I think there are three important things to bring to attention about the formation of beliefs. The first is that most of your beliefs are likely to be partially wrong or faulty - the chance that you've thought everything through with precise rigour and without cognitive error is infinitesimally low. The second is that the number of possible wrong interpretations of reality we can produce is immeasurably large, whereas the number of possible right interpretations of reality we can produce is vanishingly small in comparison. And the third is that you have very strong emotional, psychological, cultural and tribal incentives for your beliefs - and the chances that you've managed to address them comprehensively and honestly, without any biases distorting the picture for you, is practically zero.
Consequently, the formation of rational and correct beliefs and viewpoints involve a big ask; they involve precise, careful and attentive reasoning and truthseeking; they involve understanding how complex the search space is; they involve the ability to sift through a lot of data and select the right beliefs from an astronomically larger number of incorrect beliefs; and they involve the willingness to discern and confront our own intellectual biases and emotional prejudices and filter them out as best we can to leave us in support of the bare truth and plain facts. That is a gigantic ask.
And, assuming a willingness to seek the truth honestly, we find that, like the mathematical examples above; in some cases it is hard to sense precisely why something is wrong, but not that hard to determine the steps needed to arrive at the corrective; and in some cases it's easier to sense why something is wrong but harder to determine the steps needed to arrive at the corrective. This is because human error is riddled with complex fault narratives, ranging from intellectual ineptitude, scarcity of knowledge, emotional biases, tribal pressures, paths of least resistance, indolence, weak support networks, and other competing trade offs that compromise the success of the task.
This means the mind is fighting to reconcile a number of foggy inner conflicts; sensing a belief is wrong but lacking the incentive to find out why; finding it convenient to hold a dubious viewpoint because it lessens burdens elsewhere; making assumptions based on outsourcing your thinking to people whose views subliminally serve your own interests well; compromising the truth in an attempt to attain status within an assortative mating pool within sexual selection; assenting to a black and white mode of thinking because it helps you manage negative emotions - the list goes on.

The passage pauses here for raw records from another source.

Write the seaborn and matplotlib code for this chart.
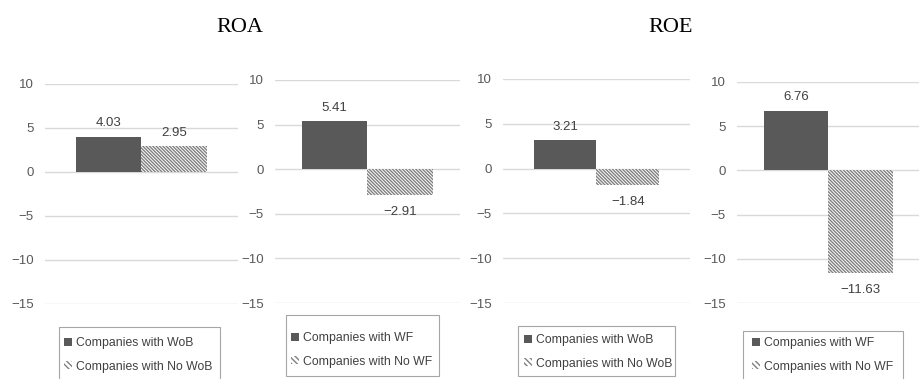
import matplotlib
matplotlib.use("Agg")
import matplotlib.pyplot as plt
import matplotlib.patches as mpatches
import seaborn as sns
import pandas as pd

# ---------------- data ----------------
titles = ["ROA", "ROE"]
groups_woB = ["Companies with WoB", "Companies with No WoB"]
groups_wf = ["Companies with WF", "Companies with No WF"]
roa_wob = [4.03, 2.95]
roa_wf = [5.41, -2.91]
roe_wob = [3.21, -1.84]
roe_wf = [6.76, -11.63]
yticks = [10, 5, 0, -5, -10, -15]

panels = [
    (groups_woB, roa_wob),
    (groups_wf, roa_wf),
    (groups_woB, roe_wob),
    (groups_wf, roe_wf),
]

# ---------------- style ----------------
sns.set_style("white")
plt.rcParams["font.family"] = ["Liberation Sans", "DejaVu Sans"]
plt.rcParams["hatch.linewidth"] = 1.0

DARK = "#595959"
HATCH = "#808080"
GRID = "#d9d9d9"
TXT = "#595959"
VAL = "#404040"
HPAT = "\\" * 10

W, H = 920, 379
fig = plt.figure(figsize=(W / 100, H / 100), dpi=100)

# axes rectangles in pixels: (left, right, top(y=10), bottom(y=-15))
rects = [(45, 238, 84, 304), (275, 460, 80, 303), (503, 690, 79, 303), (737, 920, 82, 303)]
widths = [0.68, 0.71, 0.67, 0.70]
# legend boxes in pixels: (left, right, top, bottom)
leg_boxes = [(59, 220, 327, 390), (286, 439, 315, 376), (518, 675, 326, 376), (743, 903, 331, 390)]
# legend content anchor (handle left x, first-entry center y)
leg_anchor = [(64, 344), (291, 339), (524, 341), (752, 344)]

for i, ((grp, vals), (l, r, t, b)) in enumerate(zip(panels, rects)):
    ax = fig.add_axes([l / W, 1 - b / H, (r - l) / W, (b - t) / H])
    df = pd.DataFrame({"cat": ["x", "x"], "group": grp, "value": vals})
    sns.barplot(data=df, x="cat", y="value", hue="group", hue_order=grp,
                palette=[DARK, "white"], width=widths[i], ax=ax,
                legend=False, saturation=1)
    c0, c1 = ax.containers[0], ax.containers[1]
    for p in c0:
        p.set_facecolor(DARK)
        p.set_edgecolor(DARK)
        p.set_linewidth(0)
    for p in c1:
        p.set_facecolor("white")
        p.set_edgecolor(HATCH)
        p.set_hatch(HPAT)
        p.set_linewidth(0)
    for cont in (c0, c1):
        for p in cont:
            v = p.get_height()
            x = p.get_x() + p.get_width() / 2
            if v >= 0:
                ax.annotate(f"{v:.2f}", (x, v), xytext=(0, 9.5), textcoords="offset points",
                            ha="center", va="center", fontsize=9.5, color=VAL)
            else:
                ax.annotate(f"{v:.2f}".replace("-", "\u2212"), (x, v), xytext=(0, -12),
                            textcoords="offset points", ha="center", va="center",
                            fontsize=9.5, color=VAL)
    ax.set_ylim(-15, 10)
    ax.set_xlim(-0.5, 0.5)
    ax.set_yticks(yticks)
    ax.set_yticklabels([str(v).replace("-", "\u2212") for v in yticks])
    ax.yaxis.grid(True, color=GRID, linewidth=1)
    ax.set_axisbelow(True)
    ax.tick_params(axis="y", length=0, pad=8, labelsize=9.5, labelcolor=TXT)
    ax.set_xticks([])
    ax.set_xlabel("")
    ax.set_ylabel("")
    for s in ax.spines.values():
        s.set_visible(False)

    # legend frame
    bl, br, bt, bb = leg_boxes[i]
    fig.patches.append(mpatches.Rectangle((bl / W, 1 - bb / H), (br - bl) / W, (bb - bt) / H,
                                          transform=fig.transFigure, facecolor="white",
                                          edgecolor="#a6a6a6", linewidth=0.8, zorder=1))
    handles = [
        mpatches.Patch(facecolor=DARK, edgecolor=DARK, linewidth=0, label=grp[0]),
        mpatches.Patch(facecolor="white", edgecolor=HATCH, hatch="\\" * 6, linewidth=0, label=grp[1]),
    ]
    ax_, ay_ = leg_anchor[i]
    leg = fig.legend(handles=handles, loc="upper left",
                     bbox_to_anchor=(ax_ / W, 1 - (ay_ - 7) / H),
                     bbox_transform=fig.transFigure, fontsize=8.8, frameon=False,
                     handlelength=0.65, handleheight=0.65, handletextpad=0.3,
                     labelspacing=0.95, borderpad=0, borderaxespad=0)
    leg.set_zorder(2)
    for txt in leg.get_texts():
        txt.set_color(VAL)

fig.text(240 / W, 1 - 27 / H, titles[0], ha="center", va="center", fontsize=16,
         family=["Liberation Serif", "DejaVu Serif"], color="black")
fig.text(671 / W, 1 - 27 / H, titles[1], ha="center", va="center", fontsize=16,
         family=["Liberation Serif", "DejaVu Serif"], color="black")

fig.savefig("out.png", dpi=100)
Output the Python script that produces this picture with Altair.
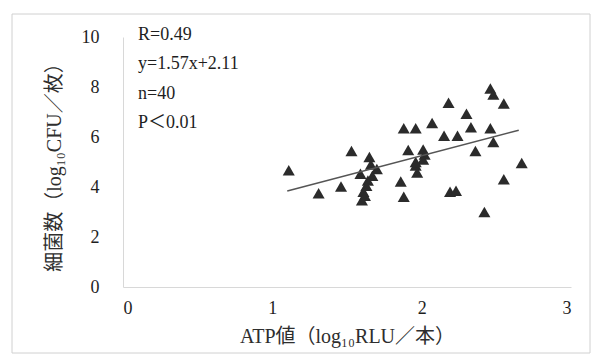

Given all the above, here is some guidance you may find useful. If you hold a view and you suspect deep down that it may be wrong, ask yourself a candid question. Do I really care about being right on this matter? In other words, am I prepared to pay the costs of trying to understand why I'm wrong, what the correct alternative is, and the costs of changing my mind (there may be social, familial, cultural and professional costs of a public change of mind). The vast majority of people who are wrong on a particular issue don't really care about being right. If they were prepared to pay the costs to be right, they usually would have done so by now.
If the answer to the question "Do I really care about being right on this matter?" is yes - and you'd better pray it is yes - try analysing why you believe this wrong view; think about how you arrived at this belief; think about the incentives of those who also claim to believe this wrong view; think about what experts and others who disagree with you believe about this matter; think about how much you understand the counter arguments to your belief; think about whether this belief makes you feel good about yourself or uncomfortable; think about what would convince you your view is wrong; think about what your best arguments for the opposing side would be if you had to argue for their case in a court-type of scenario.
If you care about being right on a particular matter, and you subject yourself to the above questions and are prepared to go where the indications lead you, there's a decent chance that you will arrive at the right viewpoint. Two words of warning, though. First, if you sense you're not willing to subject all your views to this level of scrutiny, you are probably not taking things seriously enough. Second, if you hold a wrong view and you have no inkling that it's wrong, you need to locate the means by which you might possibly recognise the view as wrong. This can be difficult because the fog that clouds vision can often feel like the vision if you don't sense the clear horizon in the distance. Being wrong but not knowing it, doesn't feel much different to being right; being closed-minded doesn't always feel like close-mindedness; and cognitive errors don't always feel like defects, especially when they are enslaved by passion for a cause.